1. Field of the Invention
The present invention generally relates to a new and improved technique for monitoring changes in blood glucose concentration in a tissue specimen. More particularly, this invention relates to a new and improved method and apparatus for using acoustic velocity measurements as a basis for non-invasive monitoring of blood glucose levels in individuals.
2. Description of the Prior Art
The typical procedure for determining blood glucose concentration in a diabetic or other individual is to secure a blood sample from a finger prick and apply that blood to an enzymatically mediated colorimetric strip or an electrochemical probe. Since a diabetic checking himself for glucose level must perform this procedure several times in a day, it would be desirable if the pain and annoyance of the finger prick and the inconvenience of blood handling could be avoided One obvious way to alleviate this pain and inconvenience is by non-invasive monitoring.
Most non-invasive monitoring techniques have focused on using incident radiation capable of penetrating tissue and probing the blood. Three distinct non-invasive approaches are possible optical, electrical and acoustic. All currently known approaches to non-invasive glucose measurement are either optical or electrical. The optical techniques generally use infrared radiation of a selected wavelength, typically between 890 and 2500 nm, which corresponds to the region of the optical spectrum in which the skin tissue has the highest transmittance. The less successful and relatively uncommon electrical measurements focus upon the dielectric properties of water solutions in a given frequency range, typically between 1-50 MHz. In one form or another, such methods attempt to monitor the influence of glucose or other analyte concentration upon the dielectric frequency response of either the glucose itself or the secondary effect on the water.
Although investigations have been made into the use of acoustic monitoring, past studies have been primarily directed to the differences in acoustic velocity between organs. These studies have attempted to correlate acoustic velocity changes with chronic or continuous disease states. In addition, there is a large body of medical and scientific literature pertaining to the use of acoustic absorptive and scattering properties of organs for imaging, therapeutic and even diagnostic objectives.
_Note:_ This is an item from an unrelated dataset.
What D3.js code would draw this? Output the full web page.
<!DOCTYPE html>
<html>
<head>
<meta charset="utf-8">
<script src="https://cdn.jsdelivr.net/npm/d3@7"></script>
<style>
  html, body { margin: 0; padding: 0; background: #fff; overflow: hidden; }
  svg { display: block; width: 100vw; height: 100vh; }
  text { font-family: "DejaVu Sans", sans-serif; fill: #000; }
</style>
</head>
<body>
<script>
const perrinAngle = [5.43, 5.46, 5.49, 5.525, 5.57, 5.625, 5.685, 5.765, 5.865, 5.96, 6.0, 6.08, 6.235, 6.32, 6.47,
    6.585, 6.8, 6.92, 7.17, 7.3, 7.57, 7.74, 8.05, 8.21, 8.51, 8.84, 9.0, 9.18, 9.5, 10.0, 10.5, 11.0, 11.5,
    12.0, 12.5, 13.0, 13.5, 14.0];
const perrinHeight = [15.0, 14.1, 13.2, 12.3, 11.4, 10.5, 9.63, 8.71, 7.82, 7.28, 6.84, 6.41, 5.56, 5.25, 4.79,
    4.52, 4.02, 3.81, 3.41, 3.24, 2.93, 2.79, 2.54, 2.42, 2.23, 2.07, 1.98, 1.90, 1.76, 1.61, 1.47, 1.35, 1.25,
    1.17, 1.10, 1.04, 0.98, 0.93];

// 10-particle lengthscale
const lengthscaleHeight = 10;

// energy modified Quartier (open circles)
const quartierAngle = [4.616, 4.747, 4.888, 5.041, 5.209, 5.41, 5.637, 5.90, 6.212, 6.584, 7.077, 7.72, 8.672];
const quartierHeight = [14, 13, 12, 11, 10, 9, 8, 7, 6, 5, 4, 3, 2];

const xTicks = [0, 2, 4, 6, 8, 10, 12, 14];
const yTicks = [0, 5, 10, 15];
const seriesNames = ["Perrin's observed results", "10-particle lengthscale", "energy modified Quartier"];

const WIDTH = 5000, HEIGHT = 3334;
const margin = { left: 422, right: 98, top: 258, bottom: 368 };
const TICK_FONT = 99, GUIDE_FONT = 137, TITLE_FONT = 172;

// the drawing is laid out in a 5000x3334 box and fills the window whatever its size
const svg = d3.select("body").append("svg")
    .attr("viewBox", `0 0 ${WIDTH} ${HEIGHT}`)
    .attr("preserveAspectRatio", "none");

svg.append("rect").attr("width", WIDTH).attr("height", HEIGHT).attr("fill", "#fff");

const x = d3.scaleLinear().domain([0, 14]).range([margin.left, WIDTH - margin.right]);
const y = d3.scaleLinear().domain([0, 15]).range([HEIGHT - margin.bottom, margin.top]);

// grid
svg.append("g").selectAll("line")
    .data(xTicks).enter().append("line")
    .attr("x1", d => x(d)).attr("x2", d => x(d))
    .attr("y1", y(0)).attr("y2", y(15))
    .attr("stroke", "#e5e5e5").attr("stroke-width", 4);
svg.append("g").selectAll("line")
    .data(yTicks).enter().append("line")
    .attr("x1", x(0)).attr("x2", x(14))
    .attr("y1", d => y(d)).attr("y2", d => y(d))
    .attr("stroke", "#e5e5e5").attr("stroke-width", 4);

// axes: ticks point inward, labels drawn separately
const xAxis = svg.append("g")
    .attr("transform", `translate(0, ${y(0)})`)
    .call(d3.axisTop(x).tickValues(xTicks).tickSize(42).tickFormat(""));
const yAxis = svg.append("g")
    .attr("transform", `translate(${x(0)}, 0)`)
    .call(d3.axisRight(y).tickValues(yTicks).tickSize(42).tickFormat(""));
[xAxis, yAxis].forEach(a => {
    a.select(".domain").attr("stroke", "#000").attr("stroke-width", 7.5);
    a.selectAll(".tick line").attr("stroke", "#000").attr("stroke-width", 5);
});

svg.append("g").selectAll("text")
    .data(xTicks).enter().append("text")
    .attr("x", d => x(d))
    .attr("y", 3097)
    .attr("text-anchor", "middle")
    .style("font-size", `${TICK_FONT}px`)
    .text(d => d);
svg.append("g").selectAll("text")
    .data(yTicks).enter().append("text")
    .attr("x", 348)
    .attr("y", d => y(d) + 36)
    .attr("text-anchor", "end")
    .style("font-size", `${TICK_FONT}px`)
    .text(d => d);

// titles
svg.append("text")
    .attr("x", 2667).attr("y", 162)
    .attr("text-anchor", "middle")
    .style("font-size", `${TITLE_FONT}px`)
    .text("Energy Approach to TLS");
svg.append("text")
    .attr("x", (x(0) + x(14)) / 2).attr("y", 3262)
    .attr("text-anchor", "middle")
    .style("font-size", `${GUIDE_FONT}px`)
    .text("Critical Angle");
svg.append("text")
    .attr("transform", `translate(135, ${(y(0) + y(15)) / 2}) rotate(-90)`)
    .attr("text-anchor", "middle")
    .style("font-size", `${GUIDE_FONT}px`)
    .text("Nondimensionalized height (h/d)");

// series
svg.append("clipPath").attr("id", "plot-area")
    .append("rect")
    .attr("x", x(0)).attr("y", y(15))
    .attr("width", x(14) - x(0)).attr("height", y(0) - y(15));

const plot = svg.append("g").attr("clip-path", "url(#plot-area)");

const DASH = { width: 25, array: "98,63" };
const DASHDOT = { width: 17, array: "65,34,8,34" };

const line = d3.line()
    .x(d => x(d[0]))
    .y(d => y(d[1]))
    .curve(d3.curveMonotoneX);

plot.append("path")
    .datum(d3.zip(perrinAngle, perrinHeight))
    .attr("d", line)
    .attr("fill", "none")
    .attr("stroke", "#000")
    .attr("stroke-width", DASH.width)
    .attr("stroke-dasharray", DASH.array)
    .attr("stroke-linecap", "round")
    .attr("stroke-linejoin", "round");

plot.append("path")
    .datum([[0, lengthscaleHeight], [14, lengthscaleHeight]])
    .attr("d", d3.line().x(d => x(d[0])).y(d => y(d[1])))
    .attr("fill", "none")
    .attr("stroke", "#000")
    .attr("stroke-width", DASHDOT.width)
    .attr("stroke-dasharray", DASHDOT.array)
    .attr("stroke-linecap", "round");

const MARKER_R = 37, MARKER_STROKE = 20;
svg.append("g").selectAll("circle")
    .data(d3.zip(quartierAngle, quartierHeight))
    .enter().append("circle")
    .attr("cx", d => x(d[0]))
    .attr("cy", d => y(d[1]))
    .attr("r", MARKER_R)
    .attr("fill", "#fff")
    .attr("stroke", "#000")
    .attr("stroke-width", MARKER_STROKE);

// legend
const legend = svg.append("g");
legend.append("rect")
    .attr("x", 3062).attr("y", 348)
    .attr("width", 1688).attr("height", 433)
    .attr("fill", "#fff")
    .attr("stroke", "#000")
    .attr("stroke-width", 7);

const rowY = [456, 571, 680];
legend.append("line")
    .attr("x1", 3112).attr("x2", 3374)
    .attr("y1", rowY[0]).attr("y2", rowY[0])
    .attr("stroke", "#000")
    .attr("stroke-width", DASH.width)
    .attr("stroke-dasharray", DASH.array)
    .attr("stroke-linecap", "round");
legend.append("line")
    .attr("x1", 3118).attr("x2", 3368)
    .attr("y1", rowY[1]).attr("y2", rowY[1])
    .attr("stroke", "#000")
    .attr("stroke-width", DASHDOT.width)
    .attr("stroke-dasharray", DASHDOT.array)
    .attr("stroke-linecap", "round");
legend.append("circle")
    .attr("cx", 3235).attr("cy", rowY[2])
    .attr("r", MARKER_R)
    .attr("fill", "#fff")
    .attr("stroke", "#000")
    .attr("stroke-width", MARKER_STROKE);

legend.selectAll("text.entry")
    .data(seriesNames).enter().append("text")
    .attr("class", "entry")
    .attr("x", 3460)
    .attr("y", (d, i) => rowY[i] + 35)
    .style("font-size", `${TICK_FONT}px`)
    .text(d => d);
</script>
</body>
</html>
The following references provide a background on the use of acoustic velocity measurement for the above purposes: Ultrasonic Characterization of Blood, Vol. 2, K. Kirk Shung, Chapter 10; Ultrasonic Velocity and Attenualion in Mammalian Tissues, R. C. Chivers, R.J. Parry, Journal of the Acoustical Society of American, March 1978, pp. 940-953; Tabular Data of the Velocity and Absorption of High Frequency Sound in Mammalian Tissues, D. E. Goldman, T. F. Hueter, Journal of the Acoustical Society of America, Vol. 28, No. 1, January 1956, pp. 35-37; Determination of the Acoustical Velocity in Tissues Using an Inhomogeneous Media Model, David H. Dameron, IEEE Transactions In Sonics and Ultrasonics, Vol. SU-26, No. 2, March 1979, pp. 69-74, Frequency Decendent Ultrasonic Differentiation of Normal and Diffusely Diseased Liver, T. Lin, J. Ophir, G. Potter, Journal of the Acoustical Society of America, Vol. 82, October 1987, pp. 11-38; Ultrasonic Investigation of Solute-Solvent and Solute-Solute Interactions and Aqueous Solutions of Bases, Nucleosides and Nucleotides, Journal of Physical Chemistry, 1980, pp. 692-696, A. P. Sarvazyan, V. A. Buckin, Paul Hemmes; Detection of Nocturnal Hypoglycemia In Insulin Treated Diabetics by a Skin Temperature-Skin Conductance Meter, K. Johansen, S. Ellegaard, S. Wex, Acta Med Scand 1986, pp. 213-217; Teledyne Sleep Sentry: Evaluation In Pediatric Patients For Detection of Nocturnal Hypoglycemia. Karla A. Hansen, Stephen C. Duck, Diabetes Care, Vol. 6, No. 6, November-December 1983, pp. 597-600; An Electrocapillary Flow Meter Useable As a Quantitative Sweat Detector, Robert Alric, Robert Quatrefages, Jose Comallonga, The American Physiological Society, 1980, pp. 342-346; Recent Developments in Diagnostic Ultrasound, K. Kirk Shung, CRC Critical Reviews in Biomedical Engineering, Vol. 15, Issue 1, 1987, pp. 1-25; Scattering of Ultrasound By Blood, Ko Ping K. Shung, Rubens A. Sigelmann, John M. Reid, IEEE Transactions on Biomedical Engineering, Vol. BME-23, No. 6, November 1976, pp. 460-467.